LONDON: Marketing effectiveness is increasingly seen as being primarily about business outcomes rather than being limited to marketing itself, with major FMCG companies among those creating senior roles and dedicated teams to address the issue.

“Improving marketing effectiveness is now a business imperative,” marketing consultant Fran Cassidy told the IPA’s Eff Week conference, where she unveiled research that indicated how businesses are shifting from simply justifying marketing expenditure to creating a culture to sustain a new way of looking at effectiveness that is rooted in business outcomes.

As well as encouraging greater collaboration between marketing, commercial and finance teams, she , along with several other speakers, stressed the need for a common language. (For more, read WARC’s report: Rethinking marketing effectiveness: changing culture and the performance mentality.)

The language of finance tends to be black and white, while marketing operates in shades of grey, she noted, and both sides can find themselves using the same words but with different interpretations.

“There is a need to strengthen the association of marketing terminology with commercial value,” she said.

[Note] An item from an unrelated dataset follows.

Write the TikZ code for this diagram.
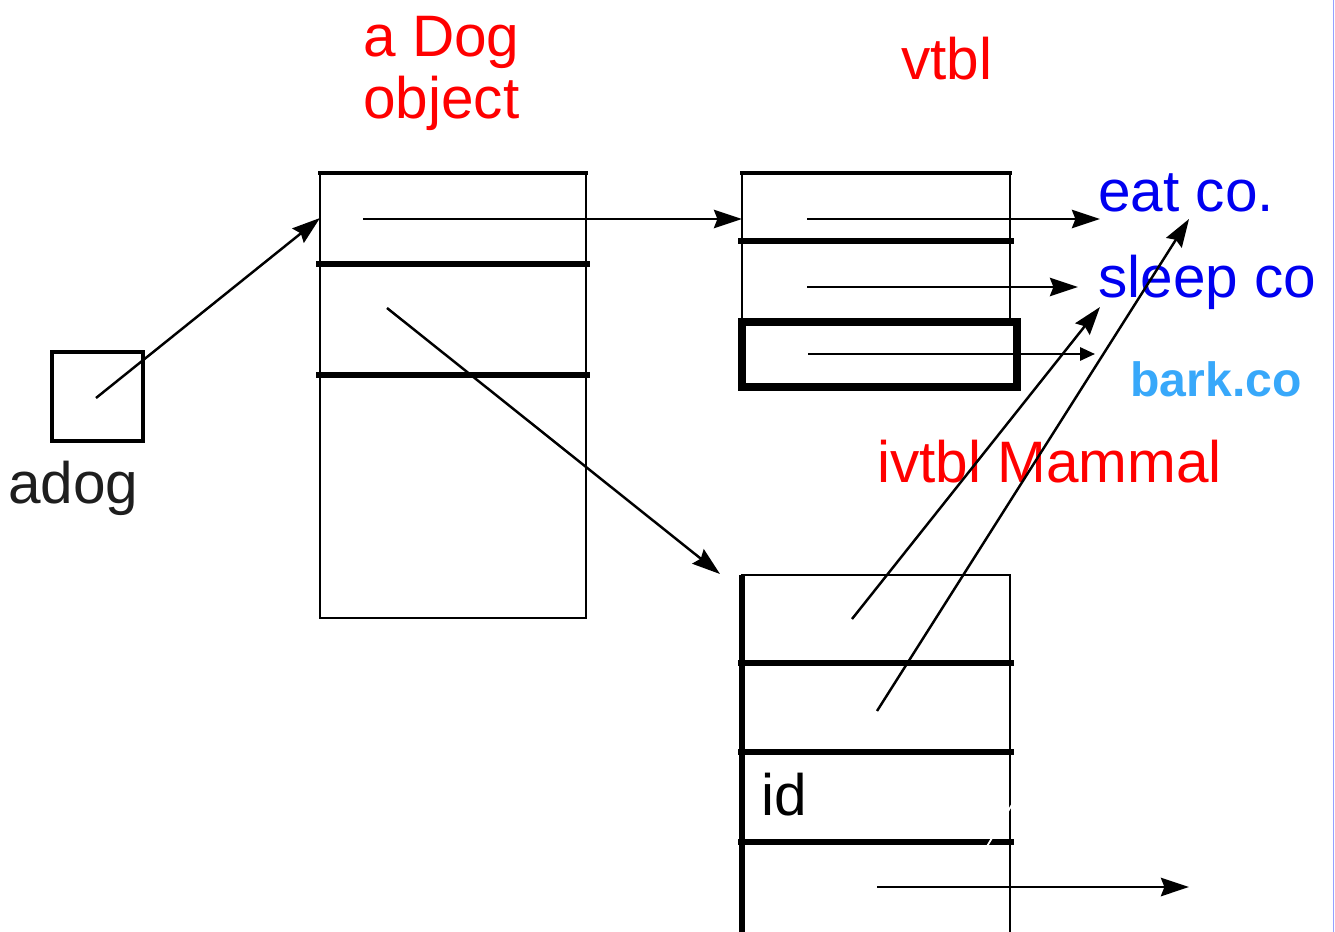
\documentclass[tikz,border=0pt]{standalone}
\usepackage{fontspec}
\setmainfont{Liberation Sans}
\usetikzlibrary{arrows.meta}
\definecolor{lblred}{RGB}{255,0,0}
\definecolor{lblblue}{RGB}{0,0,240}
\definecolor{barkblue}{RGB}{56,168,250}
\definecolor{edgeblue}{RGB}{150,160,255}
\definecolor{inkgray}{RGB}{30,30,30}
\begin{document}
\begin{tikzpicture}[x=0.02cm,y=-0.02cm,
  lbl/.style={font=\fontsize{33.3}{36}\selectfont, inner sep=0pt, anchor=base west},
  boldlbl/.style={font=\fontsize{27.4}{30}\selectfont\bfseries, inner sep=0pt, anchor=base west},
  ptr/.style={line width=1.4pt, -{Stealth[length=16pt,width=10.5pt,inset=2pt]}},
  smallptr/.style={line width=1.3pt, -{Triangle[length=8.5pt,width=7.5pt]}},
  thinline/.style={line width=1.4pt},
  sepline/.style={line width=3.9pt},
  boxnode/.style={draw, inner sep=0pt, outer sep=0pt, anchor=north west},
]
\useasboundingbox (0,0) rectangle (1335,932);

% ---- labels ----
\node[lbl, text=lblred] (dogA) at (363,57) {a Dog};
\node[lbl, text=lblred] (dogB) at (363,119) {object};
\node[lbl, text=lblred] (vtbl) at (901,80) {vtbl};
\node[lbl, text=lblblue] (eat) at (1098,212) {eat co.};
\node[lbl, text=lblblue] (sleep) at (1098,298) {sleep co};
\node[boldlbl, text=barkblue] (bark) at (1130,397) {bark.co};
\node[lbl, text=lblred] (ivtbl) at (877,482) {ivtbl Mammal};
\node[lbl, text=inkgray] (adog) at (8,503) {adog};
\node[lbl, text=black] (idlbl) at (761,815) {id};

% ---- adog box ----
\node[boxnode, line width=2.3pt, minimum width=1.82cm, minimum height=1.78cm] (adogbox) at (52,352) {};

% ---- Dog object ----
\node[boxnode, line width=1.4pt, minimum width=5.32cm, minimum height=8.9cm] (dogobj) at (320,173) {};
\draw[line width=2.6pt] (318,173) -- (588,173);
\draw[sepline] (316,264) -- (590,264);
\draw[sepline] (316,375) -- (590,375);

% ---- vtbl ----
\draw[thinline] (742,330) -- (742,173) -- (1010,173) -- (1010,322);
\draw[line width=2.6pt] (740,173) -- (1012,173);
\draw[sepline] (738,241) -- (1014,241);
\node[boxnode, line width=4.2pt, minimum width=5.5cm, minimum height=1.3cm] (barkslot) at (742,322) {};

% ---- ivtbl Mammal ----
\draw[thinline] (742,932) -- (742,575) -- (1010,575) -- (1010,932);
\draw[line width=3pt] (742,575) -- (742,932);
\draw[sepline] (738,663) -- (1014,663);
\draw[sepline] (738,752) -- (1014,752);
\draw[sepline] (738,842) -- (1014,842);
\draw[white, line width=1pt] (986,848) -- (1013,803);

% ---- right edge ----
\draw[edgeblue, line width=1pt] (1333.5,0) -- (1333.5,932);

% ---- connector ends ----
\coordinate (s1) at (96,398);   \coordinate (e1) at (320,218);
\coordinate (s2) at (363,219);  \coordinate (e2) at (742,219);
\coordinate (s3) at (387,308);  \coordinate (e3) at (720,574);
\coordinate (s4) at (807,219);  \coordinate (e4) at (1100,219);
\coordinate (s5) at (807,287);  \coordinate (e5) at (1078,287);
\coordinate (s6) at (808,354);  \coordinate (e6) at (1095,354);
\coordinate (s7) at (852,619);  \coordinate (e7) at (1100,307);
\coordinate (s8) at (877,711);  \coordinate (e8) at (1189,219);
\coordinate (s9) at (877,887);  \coordinate (e9) at (1189,887);

\draw[ptr] (s1) -- (e1);
\draw[ptr] (s2) -- (e2);
\draw[ptr] (s3) -- (e3);
\draw[ptr] (s4) -- (e4);
\draw[ptr] (s5) -- (e5);
\draw[smallptr] (s6) -- (e6);
\draw[ptr] (s7) -- (e7);
\draw[ptr] (s8) -- (e8);
\draw[ptr] (s9) -- (e9);
\end{tikzpicture}
\end{document}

So conversations around concepts like brand awareness and loyalty have to be connected to how these contribute to topline growth and financial returns.

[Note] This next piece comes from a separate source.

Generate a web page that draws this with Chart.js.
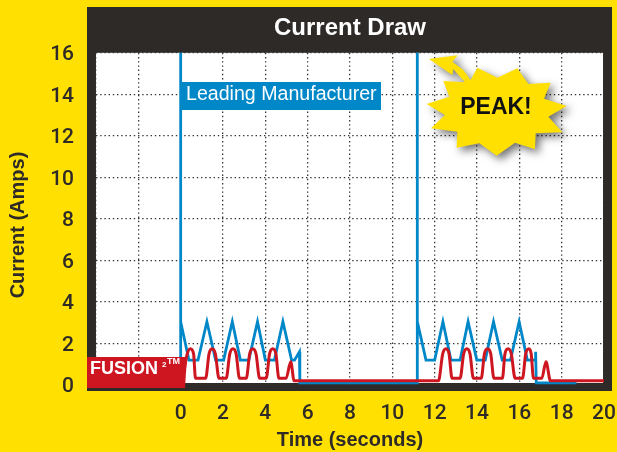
<!DOCTYPE html>
<html>
<head>
<meta charset="utf-8">
<title>Current Draw</title>
<script src="https://cdn.jsdelivr.net/npm/chart.js@4"></script>
<style>
html, body { margin: 0; padding: 0; background: #ffe000; }
canvas { display: block; }
</style>
</head>
<body>
<canvas id="currentChart" width="617" height="452"></canvas>
<script>
const leadingTimes = [0, 0, 0, 0.39, 0.82, 1.24, 1.65, 2.03, 2.44, 2.82, 3.22, 3.63, 4.0, 4.43, 4.83, 5.24, 5.38, 5.61, 5.63, 11.18, 11.18, 11.18, 11.59, 12.0, 12.39, 12.77, 13.2, 13.58, 13.99, 14.39, 14.78, 15.19, 15.58, 15.99, 16.38, 16.75, 16.77, 16.8, 18.7];
const leadingAmps = [1.2, 16.5, 3.05, 1.2, 1.2, 3.05, 1.2, 1.2, 3.05, 1.2, 1.2, 3.05, 1.2, 1.2, 3.05, 1.2, 1.2, 1.6, 0.1, 0.1, 16.5, 3.05, 1.2, 1.2, 3.05, 1.2, 1.2, 3.05, 1.2, 1.2, 3.05, 1.2, 1.2, 3.05, 1.2, 1.2, 1.6, 0.1, 0.1];

const fusionTimes = [0.1, 0.31, 0.46, 0.61, 0.7, 1.18, 1.34, 1.49, 1.64, 1.81, 2.15, 2.32, 2.47, 2.62, 2.78, 3.1, 3.26, 3.41, 3.56, 3.73, 4.04, 4.2, 4.35, 4.5, 4.64, 4.98, 5.2, 5.36, 12.18, 12.38, 12.53, 12.68, 12.82, 13.2, 13.37, 13.52, 13.67, 13.83, 14.2, 14.35, 14.5, 14.65, 14.8, 15.2, 15.32, 15.47, 15.62, 15.8, 16.15, 16.3, 16.45, 16.56, 16.67, 17.06, 17.26, 17.47, 20];
const fusionAmps = [0.32, 1.5, 1.75, 1.5, 0.32, 0.32, 1.5, 1.75, 1.5, 0.32, 0.32, 1.5, 1.75, 1.5, 0.32, 0.32, 1.5, 1.75, 1.5, 0.32, 0.32, 1.5, 1.75, 1.5, 0.32, 0.32, 1.12, 0.2, 0.2, 1.5, 1.75, 1.5, 0.32, 0.32, 1.5, 1.75, 1.5, 0.32, 0.32, 1.5, 1.75, 1.5, 0.32, 0.32, 1.5, 1.75, 1.5, 0.32, 0.32, 1.5, 1.75, 1.5, 0.32, 0.32, 1.12, 0.2, 0.2];

const toPoints = (times, amps) => times.map((t, i) => ({ x: t, y: amps[i] }));

const fontName = '"Liberation Sans", Arial, sans-serif';
const tickFontName = 'Roboto, "Liberation Sans", sans-serif';
const inkColor = '#2e2a28';

const starPoints = [[232,203],[292,233],[352,205],[385,252],[452,248],[432,296],[500,318],[445,350],[487,397],[407,400],[405,448],[345,428],[290,467],[238,430],[170,443],[172,395],[93,385],[135,345],[80,312],[148,290],[130,243],[195,247],[178,228],[160,207],[157,225],[87,177],[173,166],[157,185],[190,210],[212,240]];

// frame behind the plot, labels and the star on top of it
const framePlugin = {
    id: 'frame',
    beforeDraw(chart) {
        const ctx = chart.ctx;
        const a = chart.chartArea;
        ctx.save();
        ctx.fillStyle = '#ffe000';
        ctx.fillRect(0, 0, chart.width, chart.height);
        ctx.fillStyle = inkColor;
        ctx.fillRect(87, 7, 525, 384);
        ctx.fillStyle = '#ffffff';
        ctx.fillRect(a.left, a.top, a.right - a.left - 1, a.bottom - a.top - 2);
        ctx.restore();
    },
    afterDatasetsDraw(chart) {
        const ctx = chart.ctx;
        ctx.save();

        ctx.fillStyle = '#0087c8';
        ctx.fillRect(180, 82, 201, 28);
        ctx.fillStyle = '#ffffff';
        ctx.font = '19.6px ' + fontName;
        ctx.textBaseline = 'middle';
        ctx.textAlign = 'left';
        ctx.fillText('Leading Manufacturer', 186, 95);

        ctx.fillStyle = '#ce1621';
        ctx.beginPath();
        ctx.moveTo(87, 357);
        ctx.lineTo(187, 357);
        ctx.lineTo(185, 388);
        ctx.lineTo(87, 388);
        ctx.closePath();
        ctx.fill();
        ctx.fillStyle = '#ffffff';
        ctx.font = 'bold 18px ' + fontName;
        ctx.fillText('FUSION', 90, 369);
        ctx.font = 'bold 8px ' + fontName;
        ctx.fillText('2', 162, 365);
        ctx.font = 'bold 9px ' + fontName;
        ctx.fillText('TM', 167, 362);

        ctx.save();
        ctx.shadowColor = 'rgba(0,0,0,0.55)';
        ctx.shadowBlur = 8;
        ctx.shadowOffsetX = 4;
        ctx.shadowOffsetY = 4;
        ctx.fillStyle = '#ffe000';
        ctx.beginPath();
        starPoints.forEach((p, i) => {
            const x = 400 + p[0] / 3;
            const y = p[1] / 3;
            if (i === 0) ctx.moveTo(x, y); else ctx.lineTo(x, y);
        });
        ctx.closePath();
        ctx.fill();
        ctx.restore();

        ctx.fillStyle = '#111111';
        ctx.font = 'bold 23px ' + fontName;
        ctx.textAlign = 'center';
        ctx.fillText('PEAK!', 496, 108);

        // y title sits a bit below the middle of the plot in the original
        ctx.fillStyle = inkColor;
        ctx.font = 'bold 20px ' + fontName;
        ctx.translate(18, 225);
        ctx.rotate(-Math.PI / 2);
        ctx.fillText('Current (Amps)', 0, 0);
        ctx.restore();
    }
};

const gridStyle = {
    color: '#333333',
    lineWidth: 1.3,
    drawTicks: false
};
const borderStyle = { display: false, dash: [1.4, 2.8] };

new Chart(document.getElementById('currentChart'), {
    type: 'line',
    data: {
        datasets: [{
            label: 'FUSION2',
            data: toPoints(fusionTimes, fusionAmps),
            borderColor: '#ce1621',
            borderWidth: 3,
            pointRadius: 0,
            cubicInterpolationMode: 'monotone'
        }, {
            label: 'Leading Manufacturer',
            data: toPoints(leadingTimes, leadingAmps),
            borderColor: '#0087c8',
            borderWidth: 2.8,
            pointRadius: 0,
            tension: 0
        }]
    },
    options: {
        responsive: false,
        animation: false,
        layout: { autoPadding: false, padding: { left: 0, right: 13, top: 0, bottom: 0 } },
        plugins: {
            legend: { display: false },
            tooltip: { enabled: false },
            title: {
                display: true,
                text: 'Current Draw',
                color: '#ffffff',
                fullSize: false,
                font: { family: fontName, size: 24, weight: 'bold' },
                padding: { top: 14, bottom: 10 }
            }
        },
        scales: {
            x: {
                type: 'linear',
                min: -4,
                max: 20,
                afterFit: scale => {
                    scale.height = 67;
                    scale.paddingLeft = 0;
                    scale.paddingRight = 0;
                },
                grid: gridStyle,
                border: borderStyle,
                ticks: {
                    stepSize: 2,
                    color: inkColor,
                    padding: 16,
                    maxRotation: 0,
                    font: { family: tickFontName, size: 21, weight: '500' },
                    callback: v => (v < 0 ? '' : v)
                },
                title: {
                    display: true,
                    text: 'Time (seconds)',
                    color: inkColor,
                    font: { family: fontName, size: 20, weight: 'bold' },
                    padding: { top: 0, bottom: 0 }
                }
            },
            y: {
                min: 0,
                max: 16,
                afterFit: scale => { scale.width = 96; },
                grid: gridStyle,
                border: borderStyle,
                ticks: {
                    stepSize: 2,
                    color: inkColor,
                    padding: 22,
                    labelOffset: 2,
                    font: { family: tickFontName, size: 21, weight: '500' }
                }
            }
        }
    },
    plugins: [framePlugin]
});
</script>
</body>
</html>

Drinks giant Diageo is well advanced on this route, having 18 months ago appointed a global marketing effectiveness director and developed a data-driven platform, Marketing Catalyst, which enables marketers to make more informed decisions on how best to allocate marketing spend to achieve growth.

The commercial impact of marketing plans can be modelled in minutes anywhere in the world, according to Adam Ben-Yousef, the first holder of the post, and the system is now “driving real change in how we do business and a real measurable performance uplift from our marketing”.

Not only is the program “substantially over-delivering its business case”, he reported, but in little over a year it “has become our official way of doing marketing business planning [and ] it’s getting embedded in a way that is sustainable”.